> **What to produce**: Repeat each entry word for word. Leave any images out of the copy.
━━━━━ Provided material
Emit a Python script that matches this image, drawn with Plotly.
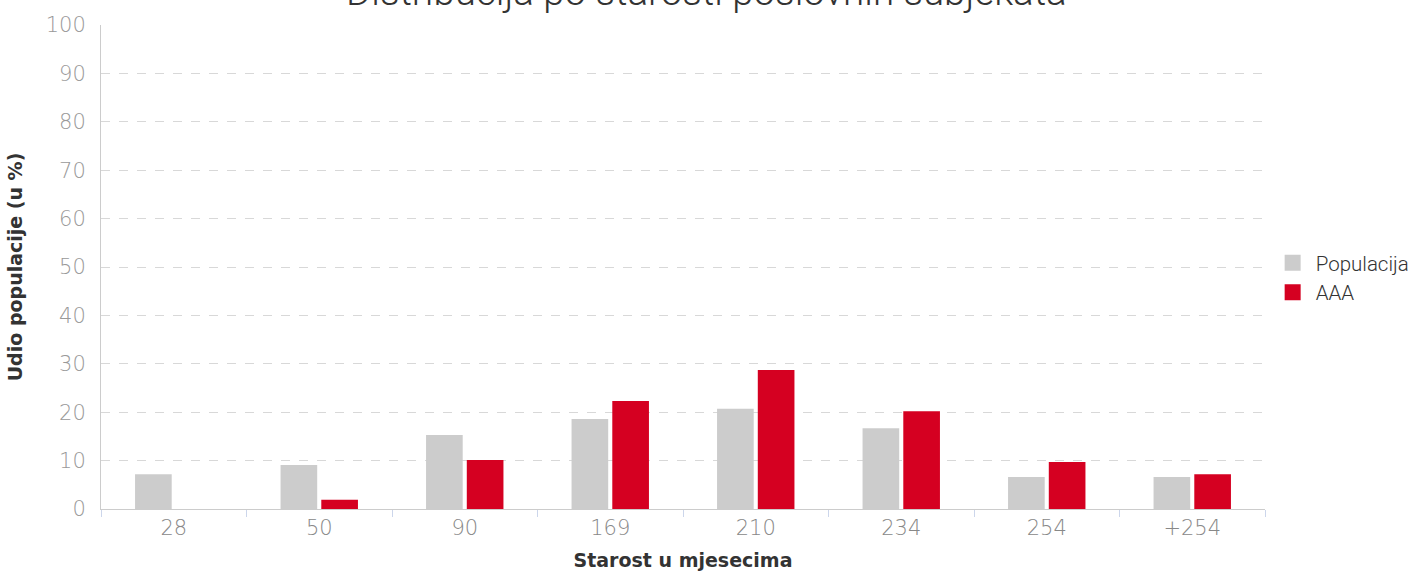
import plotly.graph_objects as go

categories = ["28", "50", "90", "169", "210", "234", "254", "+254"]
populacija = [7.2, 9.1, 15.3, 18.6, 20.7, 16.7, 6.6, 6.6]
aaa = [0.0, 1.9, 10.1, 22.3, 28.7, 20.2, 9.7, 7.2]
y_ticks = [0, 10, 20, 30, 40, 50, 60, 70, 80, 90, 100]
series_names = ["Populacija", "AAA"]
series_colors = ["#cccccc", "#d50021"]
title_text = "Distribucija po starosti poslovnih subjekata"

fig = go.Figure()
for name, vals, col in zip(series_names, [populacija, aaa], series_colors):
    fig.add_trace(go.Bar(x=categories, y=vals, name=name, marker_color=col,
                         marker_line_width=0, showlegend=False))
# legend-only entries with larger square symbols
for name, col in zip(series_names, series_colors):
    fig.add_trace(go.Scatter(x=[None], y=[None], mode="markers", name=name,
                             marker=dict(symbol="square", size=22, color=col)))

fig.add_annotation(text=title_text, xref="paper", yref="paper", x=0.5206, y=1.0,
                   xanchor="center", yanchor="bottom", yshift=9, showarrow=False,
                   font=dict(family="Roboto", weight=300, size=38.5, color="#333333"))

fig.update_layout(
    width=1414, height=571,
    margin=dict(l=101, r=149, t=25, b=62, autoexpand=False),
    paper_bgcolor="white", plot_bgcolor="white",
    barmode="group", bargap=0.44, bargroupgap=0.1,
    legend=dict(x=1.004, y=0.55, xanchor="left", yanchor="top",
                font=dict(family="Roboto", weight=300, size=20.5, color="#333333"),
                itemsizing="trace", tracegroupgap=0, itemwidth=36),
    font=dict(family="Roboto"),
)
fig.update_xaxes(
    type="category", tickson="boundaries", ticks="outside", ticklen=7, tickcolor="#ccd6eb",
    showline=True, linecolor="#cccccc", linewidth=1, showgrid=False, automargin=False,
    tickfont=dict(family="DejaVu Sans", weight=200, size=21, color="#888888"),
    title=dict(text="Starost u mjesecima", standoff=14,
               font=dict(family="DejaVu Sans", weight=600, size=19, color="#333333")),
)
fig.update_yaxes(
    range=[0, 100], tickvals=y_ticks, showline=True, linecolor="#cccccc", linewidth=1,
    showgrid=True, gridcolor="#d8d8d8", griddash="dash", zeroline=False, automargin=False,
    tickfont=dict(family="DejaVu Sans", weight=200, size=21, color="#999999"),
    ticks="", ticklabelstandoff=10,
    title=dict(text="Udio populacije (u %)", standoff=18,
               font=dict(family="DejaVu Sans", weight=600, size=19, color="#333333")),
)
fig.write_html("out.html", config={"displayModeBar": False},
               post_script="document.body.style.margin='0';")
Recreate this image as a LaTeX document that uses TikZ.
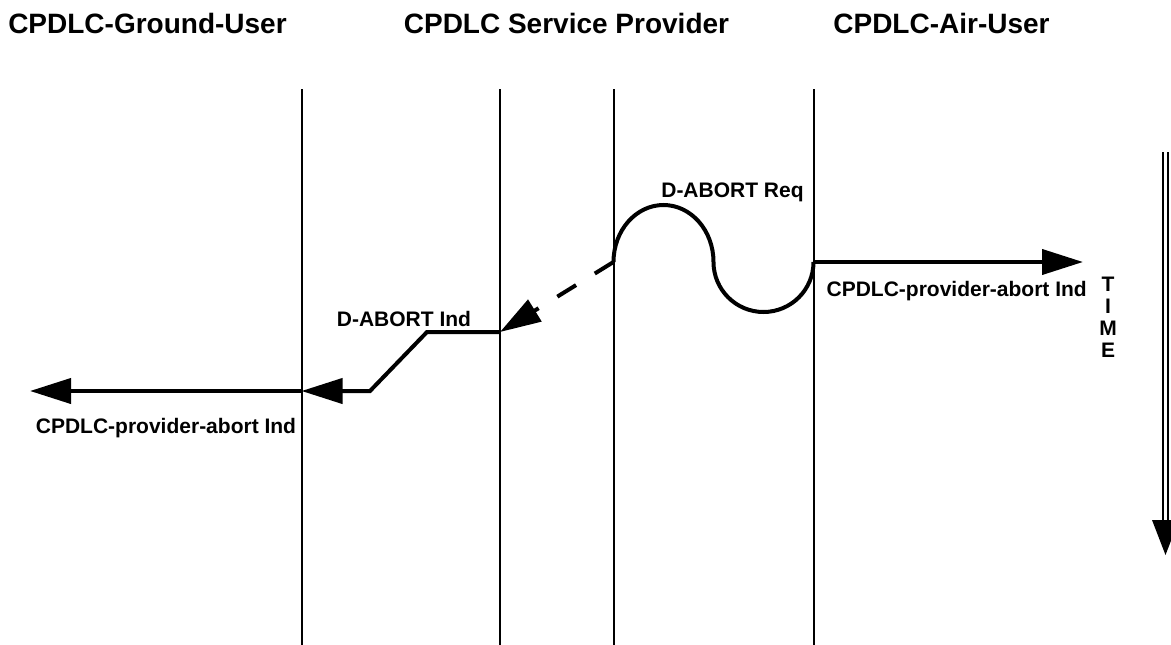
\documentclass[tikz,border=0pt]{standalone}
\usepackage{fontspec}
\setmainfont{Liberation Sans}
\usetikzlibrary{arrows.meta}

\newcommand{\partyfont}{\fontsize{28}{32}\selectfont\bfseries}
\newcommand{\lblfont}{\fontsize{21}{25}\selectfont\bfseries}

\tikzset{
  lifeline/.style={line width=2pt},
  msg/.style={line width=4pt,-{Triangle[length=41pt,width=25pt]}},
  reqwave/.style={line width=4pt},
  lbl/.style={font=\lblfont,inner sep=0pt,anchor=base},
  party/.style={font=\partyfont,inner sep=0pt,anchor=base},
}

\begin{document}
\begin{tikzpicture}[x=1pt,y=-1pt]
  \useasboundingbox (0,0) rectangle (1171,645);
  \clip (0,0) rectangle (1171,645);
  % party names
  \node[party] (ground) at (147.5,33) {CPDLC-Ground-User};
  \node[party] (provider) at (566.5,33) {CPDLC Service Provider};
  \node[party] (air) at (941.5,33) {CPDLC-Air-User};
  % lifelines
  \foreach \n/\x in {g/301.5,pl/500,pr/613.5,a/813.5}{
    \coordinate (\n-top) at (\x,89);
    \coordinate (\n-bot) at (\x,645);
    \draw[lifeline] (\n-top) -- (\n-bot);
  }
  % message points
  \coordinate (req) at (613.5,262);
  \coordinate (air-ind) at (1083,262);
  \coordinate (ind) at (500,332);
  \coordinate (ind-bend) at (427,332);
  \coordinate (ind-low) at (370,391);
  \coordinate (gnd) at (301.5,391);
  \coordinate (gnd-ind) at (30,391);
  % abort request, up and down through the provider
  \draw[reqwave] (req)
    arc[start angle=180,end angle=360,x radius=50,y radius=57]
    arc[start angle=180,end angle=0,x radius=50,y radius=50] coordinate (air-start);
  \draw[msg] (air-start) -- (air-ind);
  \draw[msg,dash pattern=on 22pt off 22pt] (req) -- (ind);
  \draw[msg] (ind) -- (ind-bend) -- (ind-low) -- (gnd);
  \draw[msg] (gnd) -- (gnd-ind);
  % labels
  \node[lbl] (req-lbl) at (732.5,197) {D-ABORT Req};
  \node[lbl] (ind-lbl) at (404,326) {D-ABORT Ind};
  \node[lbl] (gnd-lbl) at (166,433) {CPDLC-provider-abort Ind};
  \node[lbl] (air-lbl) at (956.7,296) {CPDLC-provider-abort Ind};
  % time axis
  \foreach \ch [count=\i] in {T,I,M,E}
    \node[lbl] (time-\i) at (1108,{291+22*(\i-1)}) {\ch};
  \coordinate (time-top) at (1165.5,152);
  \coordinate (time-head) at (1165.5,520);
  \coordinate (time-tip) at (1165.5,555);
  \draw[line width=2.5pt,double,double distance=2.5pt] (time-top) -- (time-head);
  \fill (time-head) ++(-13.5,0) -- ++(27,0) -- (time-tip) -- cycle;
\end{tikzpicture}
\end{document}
━━━━━━━━━━
> **Reply**:
Emit a Python script that matches this image, drawn with Plotly.
import plotly.graph_objects as go

categories = ["28", "50", "90", "169", "210", "234", "254", "+254"]
populacija = [7.2, 9.1, 15.3, 18.6, 20.7, 16.7, 6.6, 6.6]
aaa = [0.0, 1.9, 10.1, 22.3, 28.7, 20.2, 9.7, 7.2]
y_ticks = [0, 10, 20, 30, 40, 50, 60, 70, 80, 90, 100]
series_names = ["Populacija", "AAA"]
series_colors = ["#cccccc", "#d50021"]
title_text = "Distribucija po starosti poslovnih subjekata"

fig = go.Figure()
for name, vals, col in zip(series_names, [populacija, aaa], series_colors):
    fig.add_trace(go.Bar(x=categories, y=vals, name=name, marker_color=col,
                         marker_line_width=0, showlegend=False))
# legend-only entries with larger square symbols
for name, col in zip(series_names, series_colors):
    fig.add_trace(go.Scatter(x=[None], y=[None], mode="markers", name=name,
                             marker=dict(symbol="square", size=22, color=col)))

fig.add_annotation(text=title_text, xref="paper", yref="paper", x=0.5206, y=1.0,
                   xanchor="center", yanchor="bottom", yshift=9, showarrow=False,
                   font=dict(family="Roboto", weight=300, size=38.5, color="#333333"))

fig.update_layout(
    width=1414, height=571,
    margin=dict(l=101, r=149, t=25, b=62, autoexpand=False),
    paper_bgcolor="white", plot_bgcolor="white",
    barmode="group", bargap=0.44, bargroupgap=0.1,
    legend=dict(x=1.004, y=0.55, xanchor="left", yanchor="top",
                font=dict(family="Roboto", weight=300, size=20.5, color="#333333"),
                itemsizing="trace", tracegroupgap=0, itemwidth=36),
    font=dict(family="Roboto"),
)
fig.update_xaxes(
    type="category", tickson="boundaries", ticks="outside", ticklen=7, tickcolor="#ccd6eb",
    showline=True, linecolor="#cccccc", linewidth=1, showgrid=False, automargin=False,
    tickfont=dict(family="DejaVu Sans", weight=200, size=21, color="#888888"),
    title=dict(text="Starost u mjesecima", standoff=14,
               font=dict(family="DejaVu Sans", weight=600, size=19, color="#333333")),
)
fig.update_yaxes(
    range=[0, 100], tickvals=y_ticks, showline=True, linecolor="#cccccc", linewidth=1,
    showgrid=True, gridcolor="#d8d8d8", griddash="dash", zeroline=False, automargin=False,
    tickfont=dict(family="DejaVu Sans", weight=200, size=21, color="#999999"),
    ticks="", ticklabelstandoff=10,
    title=dict(text="Udio populacije (u %)", standoff=18,
               font=dict(family="DejaVu Sans", weight=600, size=19, color="#333333")),
)
fig.write_html("out.html", config={"displayModeBar": False},
               post_script="document.body.style.margin='0';")
Recreate this image as a LaTeX document that uses TikZ.
\documentclass[tikz,border=0pt]{standalone}
\usepackage{fontspec}
\setmainfont{Liberation Sans}
\usetikzlibrary{arrows.meta}

\newcommand{\partyfont}{\fontsize{28}{32}\selectfont\bfseries}
\newcommand{\lblfont}{\fontsize{21}{25}\selectfont\bfseries}

\tikzset{
  lifeline/.style={line width=2pt},
  msg/.style={line width=4pt,-{Triangle[length=41pt,width=25pt]}},
  reqwave/.style={line width=4pt},
  lbl/.style={font=\lblfont,inner sep=0pt,anchor=base},
  party/.style={font=\partyfont,inner sep=0pt,anchor=base},
}

\begin{document}
\begin{tikzpicture}[x=1pt,y=-1pt]
  \useasboundingbox (0,0) rectangle (1171,645);
  \clip (0,0) rectangle (1171,645);
  % party names
  \node[party] (ground) at (147.5,33) {CPDLC-Ground-User};
  \node[party] (provider) at (566.5,33) {CPDLC Service Provider};
  \node[party] (air) at (941.5,33) {CPDLC-Air-User};
  % lifelines
  \foreach \n/\x in {g/301.5,pl/500,pr/613.5,a/813.5}{
    \coordinate (\n-top) at (\x,89);
    \coordinate (\n-bot) at (\x,645);
    \draw[lifeline] (\n-top) -- (\n-bot);
  }
  % message points
  \coordinate (req) at (613.5,262);
  \coordinate (air-ind) at (1083,262);
  \coordinate (ind) at (500,332);
  \coordinate (ind-bend) at (427,332);
  \coordinate (ind-low) at (370,391);
  \coordinate (gnd) at (301.5,391);
  \coordinate (gnd-ind) at (30,391);
  % abort request, up and down through the provider
  \draw[reqwave] (req)
    arc[start angle=180,end angle=360,x radius=50,y radius=57]
    arc[start angle=180,end angle=0,x radius=50,y radius=50] coordinate (air-start);
  \draw[msg] (air-start) -- (air-ind);
  \draw[msg,dash pattern=on 22pt off 22pt] (req) -- (ind);
  \draw[msg] (ind) -- (ind-bend) -- (ind-low) -- (gnd);
  \draw[msg] (gnd) -- (gnd-ind);
  % labels
  \node[lbl] (req-lbl) at (732.5,197) {D-ABORT Req};
  \node[lbl] (ind-lbl) at (404,326) {D-ABORT Ind};
  \node[lbl] (gnd-lbl) at (166,433) {CPDLC-provider-abort Ind};
  \node[lbl] (air-lbl) at (956.7,296) {CPDLC-provider-abort Ind};
  % time axis
  \foreach \ch [count=\i] in {T,I,M,E}
    \node[lbl] (time-\i) at (1108,{291+22*(\i-1)}) {\ch};
  \coordinate (time-top) at (1165.5,152);
  \coordinate (time-head) at (1165.5,520);
  \coordinate (time-tip) at (1165.5,555);
  \draw[line width=2.5pt,double,double distance=2.5pt] (time-top) -- (time-head);
  \fill (time-head) ++(-13.5,0) -- ++(27,0) -- (time-tip) -- cycle;
\end{tikzpicture}
\end{document}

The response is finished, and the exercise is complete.